Общий же вывод получается такой, что в группировке мотивы её членов хотя и не оказывают столь явного влияния на ход взаимодействия, как в группе, тем не менее достаточно плотно «нависают» над всей системой отношений союзников между собой. А значит, по совокупности показателей следует признать, что как совпадающие, так и расходящиеся мотивы более значимо влияют на отношения взаимодействующих людей, чем их цели.
Таковы основные особенности отношений по поводу общего мотива и общей цели, выяснив которые, самое время перейти к вкладу как самостоятельной основе взаимодействия.
В настоящее время самой распространённой (а для многих единственной реально испытанной) формой обмена вкладами в дела друг друга являются отношения купли-продажи. Причём современные торговцы, следуя «в ногу с веком», готовы максимально исключать из своих схем «человеческий фактор». Тем не менее даже «продвинутые» способы торговли (автоматизированная, дистанционная и проч.) в принципе сохраняют все характерные черты интересующего нас вида взаимодействия. Однако для простоты и наглядности изложения всё-таки будет удобнее обратиться к истокам продуктового обмена. То есть к эпохе, когда общины, живущие на побережье, только налаживали с общинами, живущими в глубине острова или материка, обмен «даров моря» на «дары леса», а внутри этих общин постепенно выделялись семьи, в которых гораздо лучше соседей умели изготовить, допустим, сосуды из глины или ещё какие-нибудь необходимые в быту предметы из дерева, камня, металла и т. д.
При этом для наших разысканий в первых шагах цивилизации особый интерес представляет тот факт, что предварительное согласование контрагентами условий сделки или торг в собственном смысле слова появляется сравнительно поздно. Потому что во времена, когда всякий чужак воспринимался то ли как добыча, то ли как угроза, многие и прежде всего небольшие общины предпочитали избегать любых непосредственных контактов с внешним окружением. Вместе с тем исследователи патриархальных культур в самых разных концах света отмечают, что даже строго охраняющие свою замкнутость племена обычно всё же используют особый порядок обмена. Согласно этому порядку желающие нечто от них получить оставляют в определённом месте то, что они могут предложить, а затем через установленное обычаем время возвращаются и забирают то, что оставили им взамен «партнёры» (ну, или свои же «товары», если они никого не заинтересовали). А применительно к отношениям более дружественных соседей Н. Н. Миклухо-Маклай специально уточняет, что: «Отправляясь в гости, туземцы всегда берут с собою подарки и вещи для обмена, пользуясь при этом тем, в чём они сами имеют избыток… Надо заметить, что в этом обмене нельзя видеть продажу и куплю, а обмен подарками; то, чего у кого много, он дарит, не ожидая непременного вознаграждения.» (1961, с. 28, 197)
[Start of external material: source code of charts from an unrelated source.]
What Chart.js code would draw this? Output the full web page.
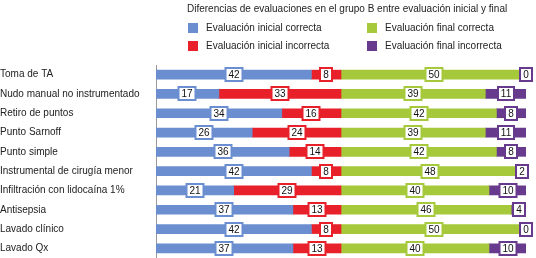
<!DOCTYPE html>
<html>
<head>
<meta charset="utf-8">
<script src="https://cdn.jsdelivr.net/npm/chart.js@4.4.1/dist/chart.umd.min.js"></script>
<style>
  body { margin: 0; background: #fff; font-family: "Liberation Sans", Arial, sans-serif; }
  #wrap { position: relative; width: 536px; height: 258px; }
  #chart { position: absolute; left: 0; top: 0; }
  .title { position: absolute; left: 187px; top: 3px; font-size: 10px; line-height: 12px; color: #222; white-space: nowrap; }
  .lg { position: absolute; font-size: 10px; color: #222; white-space: nowrap; line-height: 12px; }
  .lg span { position: absolute; left: -18px; top: 1px; width: 10px; height: 10px; }
</style>
</head>
<body>
<div id="wrap">
  <canvas id="chart" width="536" height="258"></canvas>
  <div class="title">Diferencias de evaluaciones en el grupo B entre evaluación inicial y final</div>
  <div class="lg" style="left:206px;top:22px"><span style="background:#6a8ecf"></span>Evaluación inicial correcta</div>
  <div class="lg" style="left:206px;top:40px"><span style="background:#e8202a"></span>Evaluación inicial incorrecta</div>
  <div class="lg" style="left:385px;top:22px"><span style="background:#a5c93a"></span>Evaluación final correcta</div>
  <div class="lg" style="left:385px;top:40px"><span style="background:#673a8e"></span>Evaluación final incorrecta</div>
</div>
<script>
var categories = ["Toma de TA", "Nudo manual no instrumentado", "Retiro de puntos", "Punto Sarnoff",
  "Punto simple", "Instrumental de cirugía menor", "Infiltración con lidocaína 1%",
  "Antisepsia", "Lavado clínico", "Lavado Qx"];
var inicialCorrecta   = [42, 17, 34, 26, 36, 42, 21, 37, 42, 37];
var inicialIncorrecta = [8, 33, 16, 24, 14, 8, 29, 13, 8, 13];
var finalCorrecta     = [50, 39, 42, 39, 42, 48, 40, 46, 50, 40];
var finalIncorrecta   = [0, 11, 8, 11, 8, 2, 10, 4, 0, 10];

// white boxes with the value, centred on each segment
var boxLabels = {
  id: "boxLabels",
  afterDatasetsDraw: function(chart) {
    var ctx = chart.ctx;
    ctx.save();
    ctx.font = "10px 'Liberation Sans', Arial, sans-serif";
    ctx.textAlign = "center";
    ctx.textBaseline = "middle";
    chart.data.datasets.forEach(function(ds, i) {
      var meta = chart.getDatasetMeta(i);
      meta.data.forEach(function(bar, j) {
        var txt = String(ds.data[j]);
        var cx = Math.round((bar.x + bar.base) / 2);
        var w = Math.round(ctx.measureText(txt).width) + 6;
        var h = 13;
        var y0 = Math.round(bar.y - h / 2);
        ctx.fillStyle = "#fff";
        ctx.fillRect(cx - w / 2, y0, w, h);
        ctx.strokeStyle = ds.backgroundColor;
        ctx.lineWidth = 2;
        ctx.strokeRect(cx - w / 2, y0, w, h);
        ctx.fillStyle = "#111";
        ctx.fillText(txt, cx, y0 + h / 2 + 0.5);
      });
    });
    ctx.restore();
  }
};

new Chart(document.getElementById("chart"), {
  type: "bar",
  data: {
    labels: categories,
    datasets: [
      { label: "Evaluación inicial correcta", data: inicialCorrecta, backgroundColor: "#6a8ecf" },
      { label: "Evaluación inicial incorrecta", data: inicialIncorrecta, backgroundColor: "#e8202a" },
      { label: "Evaluación final correcta", data: finalCorrecta, backgroundColor: "#a5c93a" },
      { label: "Evaluación final incorrecta", data: finalIncorrecta, backgroundColor: "#673a8e" }
    ]
  },
  options: {
    indexAxis: "y",
    responsive: false,
    animation: false,
    layout: { padding: { top: 65, right: 10, bottom: 0, left: 0 } },
    datasets: { bar: { barThickness: 9 } },
    plugins: { legend: { display: false }, tooltip: { enabled: false } },
    scales: {
      x: { stacked: true, min: 0, max: 100, display: false },
      y: {
        stacked: true,
        grid: { display: false },
        border: { display: true, color: "#999", width: 1 },
        ticks: { color: "#222", font: { size: 10, family: "'Liberation Sans', Arial, sans-serif" }, crossAlign: "far", padding: 4 },
        afterFit: function(scale) {
          scale.width = 156;
          scale.paddingTop = 0;
          scale.paddingBottom = 0;
        }
      }
    }
  },
  plugins: [boxLabels]
});
</script>
</body>
</html>
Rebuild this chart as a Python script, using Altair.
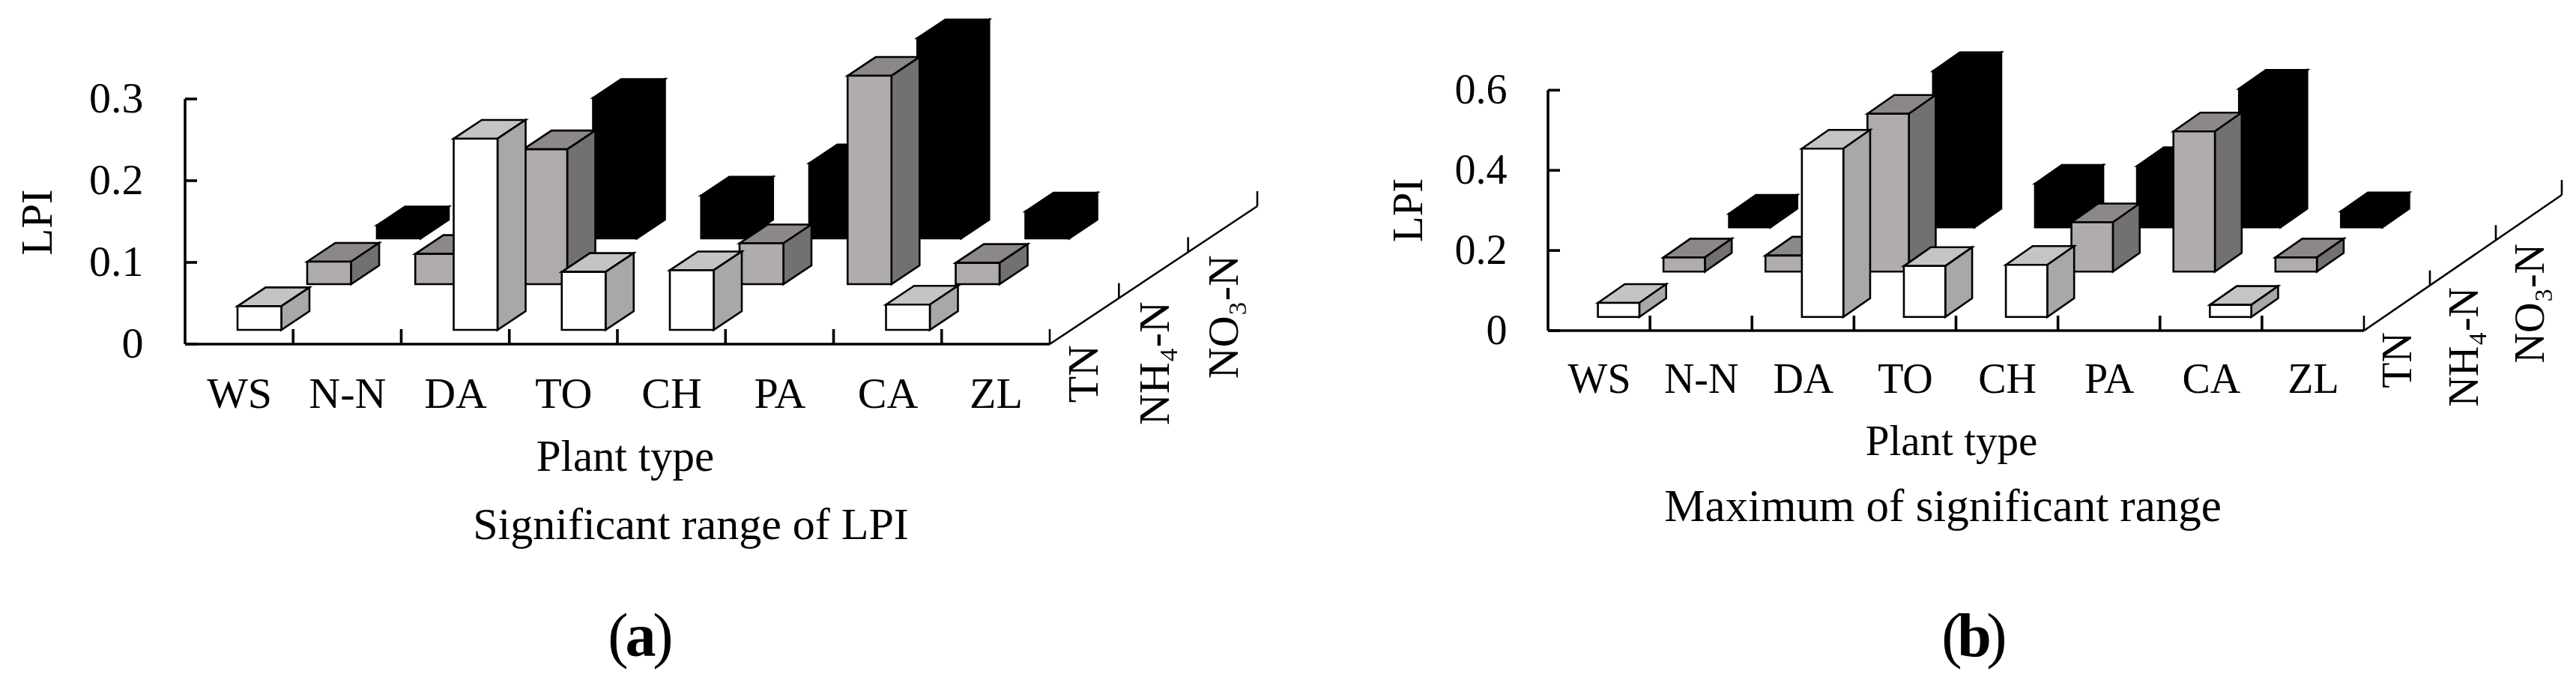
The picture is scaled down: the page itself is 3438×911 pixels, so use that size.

Тем самым лишний раз подтверждается, что взаимодействие на основе вклада завязывается там и тогда, где и когда один человек предоставляет другому человеку нечто полезное и ожидает, что получатель, возможно, не сразу, а через некоторое время, но в итоге предоставит ему какое-то другое и тоже полезное «нечто». При этом состав и объём встречного подношения может не оговариваться заранее, а оставляться на усмотрение принимающей вклад стороны. Наконец, даже если отдаётся нечто относительно малонужное, то всё равно требуется этот «избыток», как минимум, собрать и доставить к пункту передачи. То есть затратить пусть небольшие, но всё же усилия, и произвести пусть простые, но всё же осмысленные операции.
Ещё отчётливее этот механизм проявляется в ведущей натуральное хозяйство общине, когда в ней появляется настолько умелый гончар или кузнец, что соседи полностью признают его превосходство. И, отказавшись от собственных попыток выпускать глиняную посуду или металлоизделия, предпочитают получать от умельца в готовом виде гораздо более качественную продукцию, предоставляя за неё продукты питания или, допустим, изделия из дерева, которые у них получаются лучше, чем у гончара. Так что у последнего появляется возможность всё меньше отвлекаться на разные «посторонние» занятия и всё больше времени посвящать совершенствованию своего мастерства. А на следующем этапе дети, внуки или более далёкие потомки такого человека, накопив достаточный объём специальных знаний и навыков, могут стать чистыми ремесленниками, которые выполняют только сравнительно ограниченный круг операций, но зато на недоступном для других уровне. Что позволяет им выменивать результаты своего труда на готовые плоды всех тех работ, в частности, на земле, которые некогда их предкам приходилось производить самостоятельно.